For most of this morning I have attempted to price a series of out-of-the-money calls for insurance. That's odd: Isn't insurance supposed to be something that protects you from the downside? Isn't it meant to make you whole if an accident occurs?

Wrong! Pros use calls to protect them from an upside explosion that would leave them without enough stock once they got there. This market is ramping and I think it is going back to the top of the trading range. But what if it exceeds the trading range -- which I have not expected, but which my wife expects to occur while we are on vacation in July? She's just trying to make life tough for me, I tell myself.

What if we get a market that blows through my price target of 9500? I don't want to be buying stocks up there. I want to be selling. But I don't want to lose my exposure. So I am pricing out-of-the-money calls.

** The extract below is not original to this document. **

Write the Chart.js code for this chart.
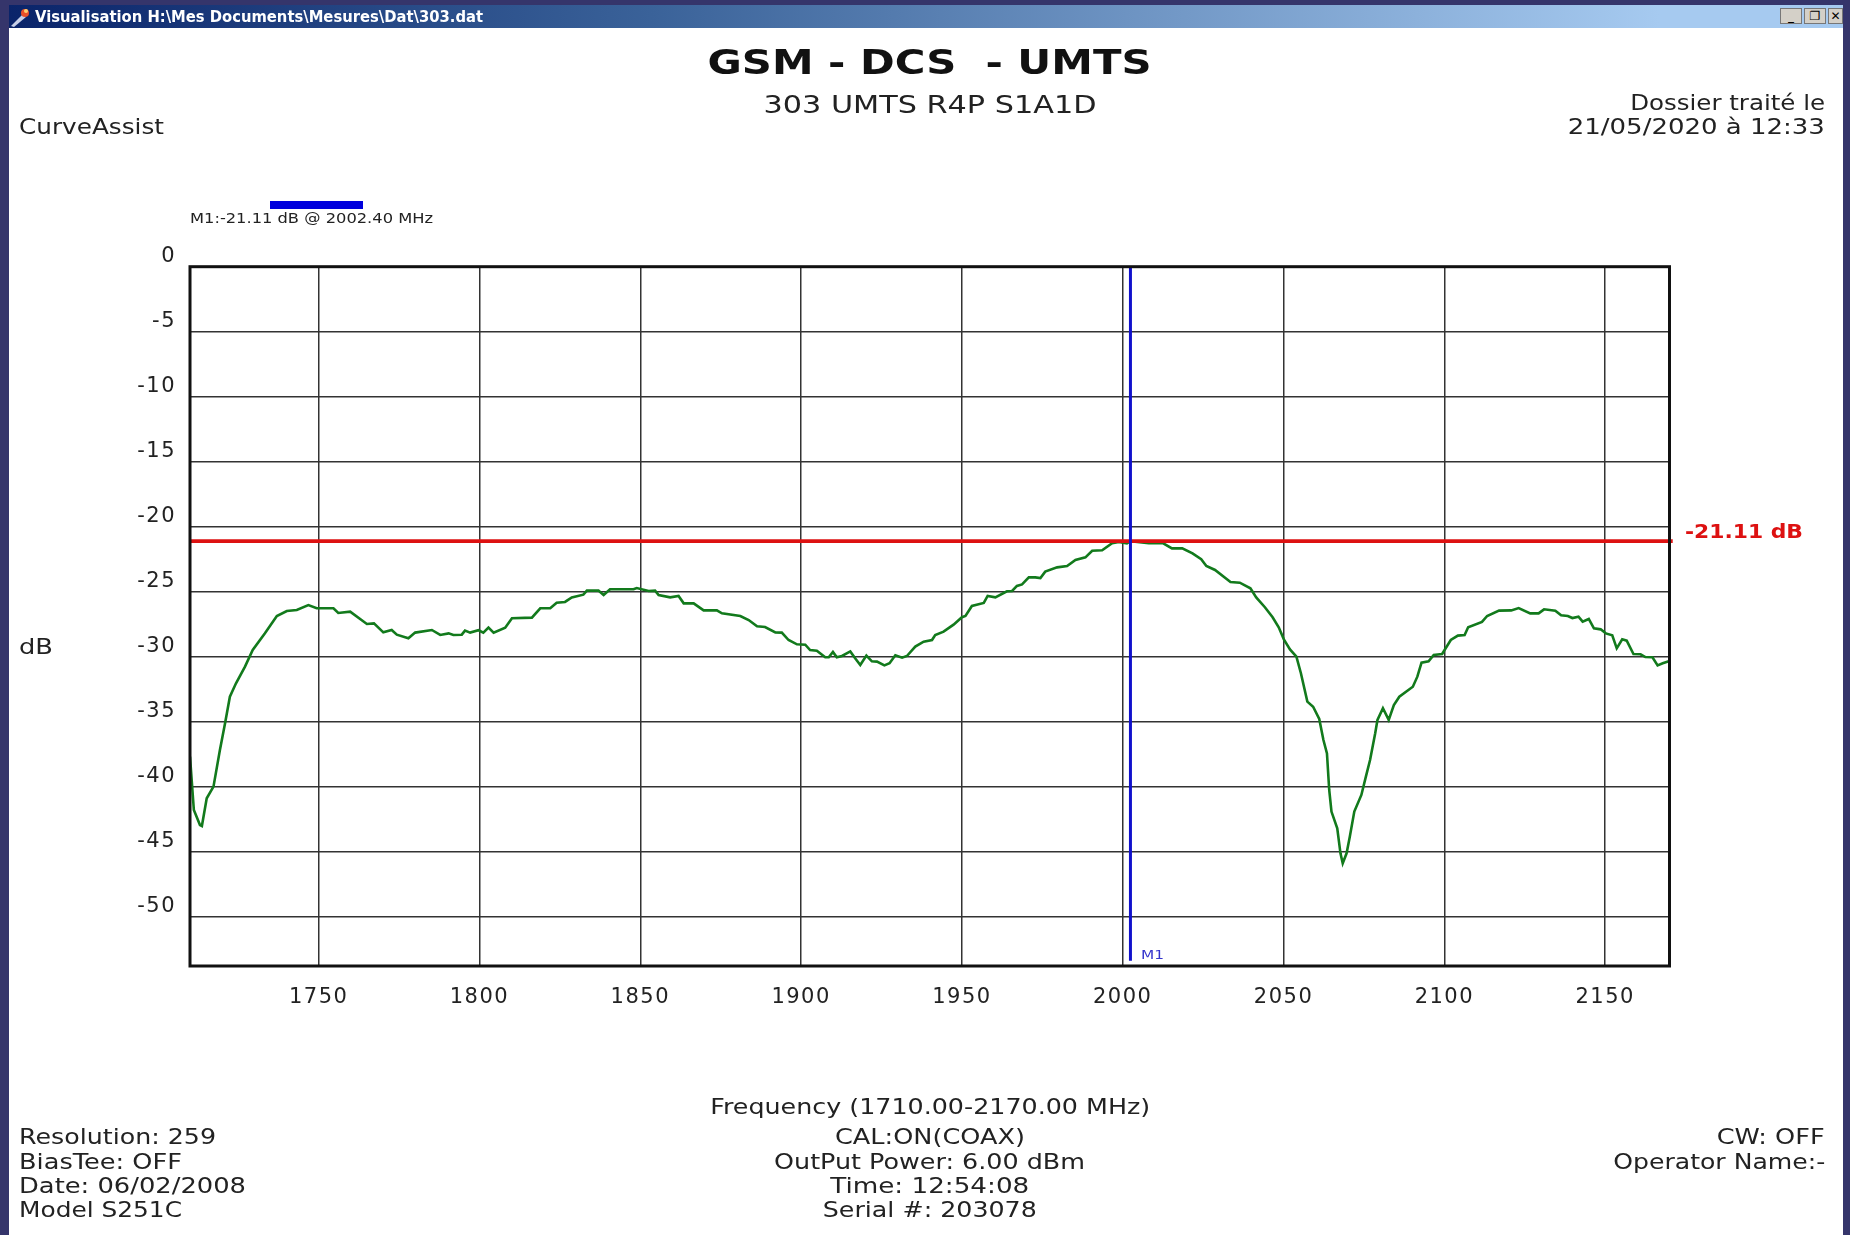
<!DOCTYPE html>
<html lang="fr"><head><meta charset="utf-8"><title>GSM - DCS - UMTS</title>
<script src="https://cdn.jsdelivr.net/npm/chart.js@4"></script>
<style>
html,body{margin:0;padding:0;width:1850px;height:1235px;overflow:hidden;background:#35356b;font-family:"DejaVu Sans",sans-serif}
#bar{position:absolute;left:9px;top:5px;width:1834px;height:23px;background:linear-gradient(90deg,#0a246a 0%,#3a6299 35%,#a6caf0 90%)}
#panel{position:absolute;left:9px;top:28px;width:1834px;height:1207px;background:#fff}
#c{position:absolute;left:0;top:0;display:block}
.t{position:absolute;white-space:pre;line-height:1;color:#222}
.b{position:absolute;top:8px;height:16px;background:#d4d0c8;border:1px solid #777;box-sizing:border-box;color:#000;font:bold 12px/14px "DejaVu Sans";text-align:center;overflow:hidden}
</style></head><body>
<div id="bar"></div><div id="panel"></div>
<svg style="position:absolute;left:9px;top:6px" width="22" height="22" viewBox="0 0 22 22"><path d="M2 20 L14 8 L17 11 L5 21 Z" fill="#c8d0e8"/><circle cx="16" cy="7" r="4" fill="#e8502a"/><circle cx="17" cy="5" r="2" fill="#ffd070"/></svg>
<div class="b" style="left:1780px;width:22px">_</div>
<div class="b" style="left:1804px;width:22px">❐</div>
<div class="b" style="left:1828px;width:15px">✕</div>
<div style="position:absolute;left:270px;top:201px;width:93px;height:8px;background:#0000dd"></div>
<canvas id="c" width="1850" height="1235"></canvas>
<script>
const freqMHz = [1710.0,1710.6,1711.2,1713.1,1713.7,1715.2,1717.3,1719.3,1720.9,1722.4,1724.3,1727.1,1729.5,1733.3,1737.0,1740.1,1743.2,1746.8,1749.4,1754.6,1756.1,1759.8,1765.0,1767.2,1770.1,1772.7,1774.3,1777.9,1780.0,1785.2,1787.8,1790.4,1791.9,1794.5,1795.5,1797.1,1799.7,1801.2,1802.8,1804.4,1808.0,1810.1,1816.3,1818.9,1822.0,1824.0,1826.6,1828.7,1832.3,1833.4,1837.0,1838.6,1840.6,1847.9,1848.9,1852.6,1854.6,1855.7,1859.3,1861.9,1863.5,1866.6,1869.7,1873.8,1875.4,1881.1,1883.7,1886.3,1888.8,1892.0,1894.0,1896.1,1898.7,1901.3,1902.8,1904.9,1907.5,1908.6,1909.9,1911.1,1912.7,1915.3,1916.8,1918.4,1920.3,1922.0,1923.6,1925.9,1927.5,1929.3,1931.4,1932.9,1935.5,1938.1,1940.7,1941.7,1944.3,1947.4,1950.0,1951.1,1953.1,1956.8,1958.0,1960.4,1964.0,1965.6,1967.1,1968.7,1970.8,1972.8,1974.4,1975.9,1979.6,1982.7,1985.3,1988.4,1990.5,1993.6,1996.7,1998.8,2001.3,2002.4,2008.1,2012.6,2015.3,2018.5,2021.7,2024.4,2026.0,2028.7,2033.5,2036.4,2039.7,2041.5,2044.2,2046.6,2048.5,2050.1,2052.0,2054.0,2055.4,2057.4,2059.2,2061.1,2062.4,2063.5,2064.2,2064.9,2066.7,2067.7,2068.4,2069.6,2070.6,2072.0,2074.2,2075.6,2076.9,2078.5,2079.2,2080.9,2082.7,2084.3,2086.0,2090.2,2091.6,2092.9,2095.1,2096.7,2099.3,2102.0,2104.2,2106.3,2107.4,2111.7,2113.3,2117.0,2120.8,2123.1,2126.7,2129.3,2131.0,2134.5,2136.3,2138.4,2139.8,2141.7,2143.0,2144.9,2146.5,2148.6,2150.2,2152.2,2153.6,2155.3,2156.7,2158.8,2161.0,2162.5,2164.7,2166.3,2167.9,2170.0];
const returnLossDb = [-37.69,-39.74,-41.8,-42.95,-43.03,-40.9,-40.0,-37.18,-35.13,-33.08,-32.05,-30.77,-29.49,-28.2,-26.87,-26.49,-26.41,-26.03,-26.28,-26.28,-26.64,-26.54,-27.49,-27.44,-28.13,-27.95,-28.31,-28.59,-28.15,-27.95,-28.33,-28.21,-28.33,-28.31,-28.0,-28.15,-27.97,-28.15,-27.77,-28.15,-27.77,-27.05,-27.0,-26.28,-26.28,-25.85,-25.79,-25.44,-25.23,-24.92,-24.92,-25.26,-24.82,-24.82,-24.72,-24.95,-24.92,-25.26,-25.44,-25.33,-25.9,-25.9,-26.44,-26.44,-26.67,-26.87,-27.18,-27.67,-27.72,-28.13,-28.15,-28.72,-29.05,-29.08,-29.49,-29.54,-30.05,-30.05,-29.64,-30.05,-29.95,-29.6,-30.13,-30.64,-29.92,-30.36,-30.38,-30.67,-30.51,-29.9,-30.08,-29.95,-29.23,-28.85,-28.72,-28.33,-28.08,-27.54,-26.97,-26.87,-26.1,-25.87,-25.33,-25.44,-24.97,-24.95,-24.56,-24.44,-23.9,-23.9,-23.95,-23.46,-23.13,-23.03,-22.56,-22.36,-21.85,-21.82,-21.28,-21.18,-21.28,-21.11,-21.28,-21.28,-21.67,-21.67,-22.05,-22.51,-23.03,-23.33,-24.26,-24.31,-24.74,-25.44,-26.2,-26.97,-27.74,-28.67,-29.44,-30.0,-31.28,-33.46,-33.85,-34.8,-36.41,-37.44,-40.26,-41.92,-43.2,-45.13,-45.9,-45.13,-43.85,-41.92,-40.64,-39.23,-37.95,-35.9,-34.87,-33.97,-34.87,-33.72,-33.08,-32.31,-31.54,-30.46,-30.36,-29.87,-29.8,-28.72,-28.38,-28.33,-27.74,-27.33,-26.87,-26.46,-26.44,-26.26,-26.67,-26.67,-26.36,-26.46,-26.82,-26.87,-27.03,-26.92,-27.31,-27.1,-27.82,-27.9,-28.21,-28.36,-29.36,-28.67,-28.77,-29.8,-29.82,-30.03,-30.05,-30.67,-30.51,-30.33];
const xTickValues = [1750,1800,1850,1900,1950,2000,2050,2100,2150];
const yTickValues = [0,-5,-10,-15,-20,-25,-30,-35,-40,-45,-50];
const markerFreq = 2002.4;
const markerDb = -21.11;
const xRange = [1710,2170];
const yRange = [-53.8,0];

const texts = [
 ["Visualisation H:\\Mes Documents\\Mesures\\Dat\\303.dat",35,17,448,15,"bold","#fff","l"],
 ["GSM - DCS  - UMTS",930,62,444,34,"bold","#111","c"],
 ["303 UMTS R4P S1A1D",930,105,333,24,"normal","#222","c"],
 ["CurveAssist",19,127,145,21,"normal","#222","l"],
 ["Dossier traité le",1825,103,195,21,"normal","#222","r"],
 ["21/05/2020 à 12:33",1825,127,257,21,"normal","#222","r"],
 ["M1:-21.11 dB @ 2002.40 MHz",190,218,243,14,"normal","#222","l"],
 ["dB",19,647,34,21,"normal","#222","l"],
 ["-21.11 dB",1685,531,118,20,"bold","#dd1111","l"],
 ["M1",1141,954,23,13,"normal","#3333cc","l"],
 ["Frequency (1710.00-2170.00 MHz)",930,1107,440,21,"normal","#222","c"],
 ["Resolution: 259",19,1137,197,21,"normal","#222","l"],
 ["BiasTee: OFF",19,1162,163,21,"normal","#222","l"],
 ["Date: 06/02/2008",19,1186,227,21,"normal","#222","l"],
 ["Model S251C",19,1210,163,21,"normal","#222","l"],
 ["CAL:ON(COAX)",930,1137,190,21,"normal","#222","c"],
 ["OutPut Power: 6.00 dBm",930,1162,311,21,"normal","#222","c"],
 ["Time: 12:54:08",930,1186,199,21,"normal","#222","c"],
 ["Serial #: 203078",930,1210,214,21,"normal","#222","c"],
 ["CW: OFF",1825,1137,108,21,"normal","#222","r"],
 ["Operator Name:-",1825,1162,212,21,"normal","#222","r"]
];
for (const [s,x,y,w,size,weight,color,al] of texts){
  const d=document.createElement('div');d.className='t';d.textContent=s;
  d.style.fontSize=size+'px';d.style.fontWeight=weight;d.style.color=color;
  document.body.appendChild(d);
  const m=d.getBoundingClientRect().width, sx=w/m;
  const left = al==='l'?x:al==='r'?x-m:x-m/2;
  d.style.left=left+'px';d.style.top=(y-size/2)+'px';
  d.style.transformOrigin = al==='l'?'left center':al==='r'?'right center':'center center';
  d.style.transform='scaleX('+sx+')';
}

const frame={id:'frame',
 beforeDraw(c){c.ctx.letterSpacing='1.5px';},
 afterDraw(c){const a=c.chartArea,g=c.ctx;g.save();g.strokeStyle='#111';g.lineWidth=3;g.strokeRect(a.left,a.top,a.right-a.left,a.bottom-a.top);g.restore();}};

new Chart(document.getElementById('c'),{
 type:'line',
 data:{datasets:[
  {label:'S11',data:freqMHz.map((f,i)=>({x:f,y:returnLossDb[i]})),borderColor:'#127a1c',borderWidth:2.6,pointRadius:0,tension:0,order:3},
  {label:'Level',data:[{x:xRange[0],y:markerDb},{x:xRange[1]+1,y:markerDb}],borderColor:'#dd1111',borderWidth:3.6,pointRadius:0,order:2,clip:false},
  {label:'M1',data:[{x:markerFreq,y:yRange[1]},{x:markerFreq,y:-53.4}],borderColor:'#1111cc',borderWidth:3,pointRadius:0,order:1}
 ]},
 plugins:[frame],
 options:{responsive:false,animation:false,
  layout:{padding:{left:0,top:266.7,right:180.5,bottom:209}},
  plugins:{legend:{display:false},tooltip:{enabled:false},title:{display:false}},
  scales:{
   x:{type:'linear',min:xRange[0],max:xRange[1],
    afterBuildTicks(s){s.ticks=xTickValues.map(v=>({value:v}));},
    afterFit(s){s.height=60;},
    grid:{color:'#333',lineWidth:1.5,drawTicks:false},border:{display:false},
    ticks:{autoSkip:false,maxRotation:0,padding:19,color:'#222',font:{family:'"DejaVu Sans"',size:21},callback:v=>String(v)}},
   y:{type:'linear',min:yRange[0],max:yRange[1],
    afterBuildTicks(s){s.ticks=yTickValues.map(v=>({value:v}));},
    afterFit(s){s.width=190;},
    grid:{color:'#333',lineWidth:1.5,drawTicks:false},border:{display:false},
    ticks:{autoSkip:false,padding:14,labelOffset:-10,color:'#222',font:{family:'"DejaVu Sans"',size:21},callback:v=>String(v)}}
  }
 }
});
</script>
</body></html>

Normally I hate them. They almost always go out worthless. But for insurance purposes, whether upside or downside, you can't beat them, if you can find them below a dollar for a stock you love. That way, when the stock keeps flying at Dow 9500, you can sell the common and just play with the call for much less capital on the line. But if the market punks out, you won't miss the capital that badly. (I am not condoning losses -- I am just talking about a strategy that works for me.)

In the last few days I have gotten a ton of mail saying "tell us which ones." People will say that I only tell them what I did after it matters. There is a reason for it. When I send my pieces in, I don't want

Dave Kansas

, the editor-in-chief, to kill them. Dave would kill any piece that said, with National Gift Wrap at $30, I am buying 5,000 July 35 calls for 30 cents. Why? Because merely by my writing that, these thinly traded calls would probably immediately double, as we have lots of readers and some would have to be tempted. I would then be tempted to sell some calls, because they doubled in value, and my style says that I take something off the table when I get a double. So it is not fair, not right, not ethical and not what anybody would want from a publication trying to do the right thing.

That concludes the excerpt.